3. Problem: lots of thread creation (expensive if need to do i/o in kernel)

4. Problem: loss of protection for dynamic data

5. Problem: thread scheduling by kernel, hard to prioritize

iv. Single process / thread per request pool

1. Create pool of threads

2. Thread handles a request, goes back in pool

3. Most of same problems, but less overhead to create a request

v. Single process / single thread / Event driven

1. All asynchronous / non-blocking I/O

2. No scheduling in kernel

3. app maintains queues of requests to handle at different stages

a. receiving data

b. sending data

c. reading disk

4. At each stage, app can choose what to do, when

5. Can do lots of work on a stage to improve cache locality

6. Problem: hard to write, can’t use OS scheduling to account for work done in kernel on behalf of a request

Accounting problems

Process = unit of accounting for standard Unix, Linux, Windows
Kernel work on behalf of a process not accounted to process

i. Accounting done to currently executing thread (or nobody)

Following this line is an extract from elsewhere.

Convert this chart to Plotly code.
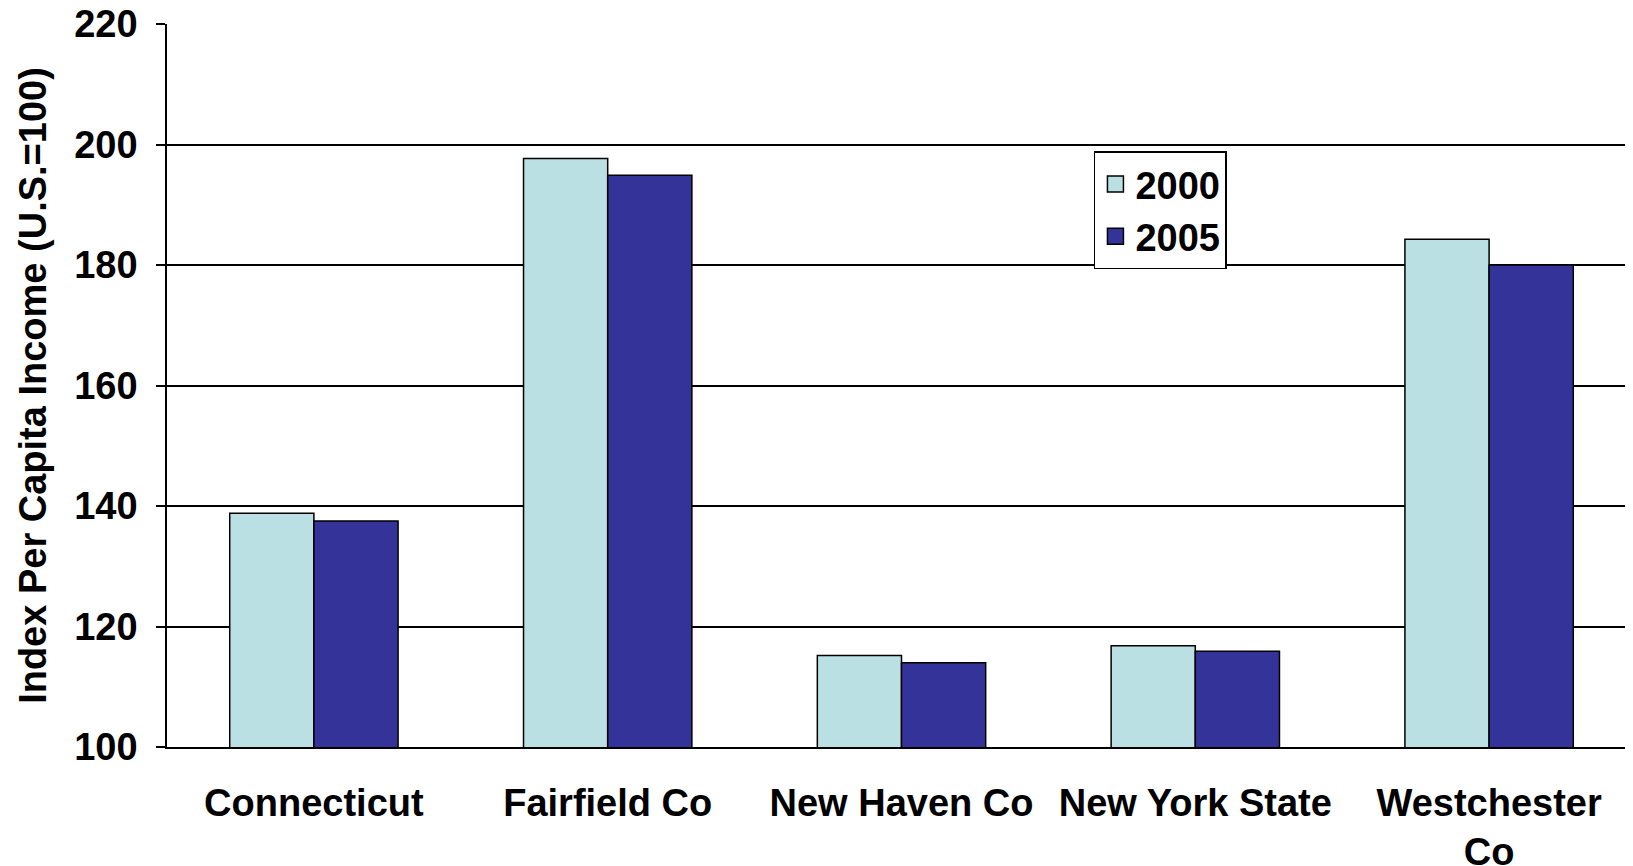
import plotly.graph_objects as go

regions = ["Connecticut", "Fairfield Co", "New Haven Co", "New York State", "Westchester<br>Co"]
idx_2000 = [138.8, 197.7, 115.2, 116.8, 184.3]
idx_2005 = [137.5, 194.9, 114.0, 115.9, 180.0]
y_ticks = [100, 120, 140, 160, 180, 200, 220]

font = "Liberation Sans, Arial, sans-serif"
colors = {"2000": "#BBE0E3", "2005": "#333399"}

fig = go.Figure()
fig.add_trace(go.Bar(x=regions, y=idx_2000, name="2000", showlegend=False,
                     marker=dict(color=colors["2000"], line=dict(color="black", width=1.5))))
fig.add_trace(go.Bar(x=regions, y=idx_2005, name="2005", showlegend=False,
                     marker=dict(color=colors["2005"], line=dict(color="black", width=1.5))))
# legend entries with bigger square swatches
for yr in ["2000", "2005"]:
    fig.add_trace(go.Scatter(x=[None], y=[None], mode="markers", name=yr,
                             marker=dict(symbol="square", size=21, color=colors[yr],
                                         line=dict(color="black", width=1.5))))

fig.update_layout(
    width=1633, height=866,
    margin=dict(l=159, r=5, t=16, b=127),
    plot_bgcolor="white", paper_bgcolor="white",
    barmode="group", bargap=0.427, bargroupgap=0,
    font=dict(family=font, color="black"),
    legend=dict(x=0.631, y=0.824, xanchor="left", yanchor="top",
                bordercolor="black", borderwidth=1.5, bgcolor="white",
                font=dict(size=38, family=font, weight="bold"),
                itemsizing="trace", itemwidth=30),
)
fig.update_xaxes(showline=True, linecolor="black", linewidth=2, ticks="",
                 tickfont=dict(size=38, family=font, weight="bold"),
                 ticklabelstandoff=21, automargin=False)
fig.update_yaxes(range=[100, 220.02], tickvals=y_ticks,
                 showgrid=True, gridcolor="black", gridwidth=1.5,
                 showline=True, linecolor="black", linewidth=1.5,
                 ticks="outside", ticklen=9, tickcolor="black", tickwidth=1.5,
                 tickfont=dict(size=38, family=font, weight="bold"),
                 ticklabelstandoff=11, ticklabeloverflow="allow", automargin=False,
                 title=dict(text="Index Per Capita Income (U.S.=100)", standoff=16,
                            font=dict(size=38, family=font, weight="bold")))

fig.write_html("out.html")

1. paging – replacing a page for someone else to use

2. network packet receipt

3. block device transfer

This doesn’t fit web servers

i. Heterogeneous workload / different priorities per work item not visible at process level

ii. Lots of work in web server happens in kernel (70% for apache with static web pages)

iii. Work may encompass multiple threads ina process / multiple processes, or they may all be doing different things

Goal:

Flexible definition of an accounting unit

i. Can be < 1 thread, > 1 thread, > 1 process

ii. Include kernel work on behalf of an accounting unit

iii. use for all kernel scheduling – any time something is queued, it or given resources, it should be subject to this

Resource containers

Like Opal, break apart an abstraction into finer grained, more flexible components

i. Standard technique in systems – like exokernel

ii. QUESTION: what are problems?

1. Making sure new abstraction is right

2. New one is usually finer-grained, need to minimize overhead

3. Protection: process is well understood, need new model

Concept:

i. resource container == unit to which accounting happens, guides scheduling decisions instead of a process

ii. Contains all system resources used by an activity

1. cpu time

2. kernel objects , buffers

iii. Have attributes

1. scheduling parameters

2. resource limits

3. network qos

iv. Separate from security principals (users)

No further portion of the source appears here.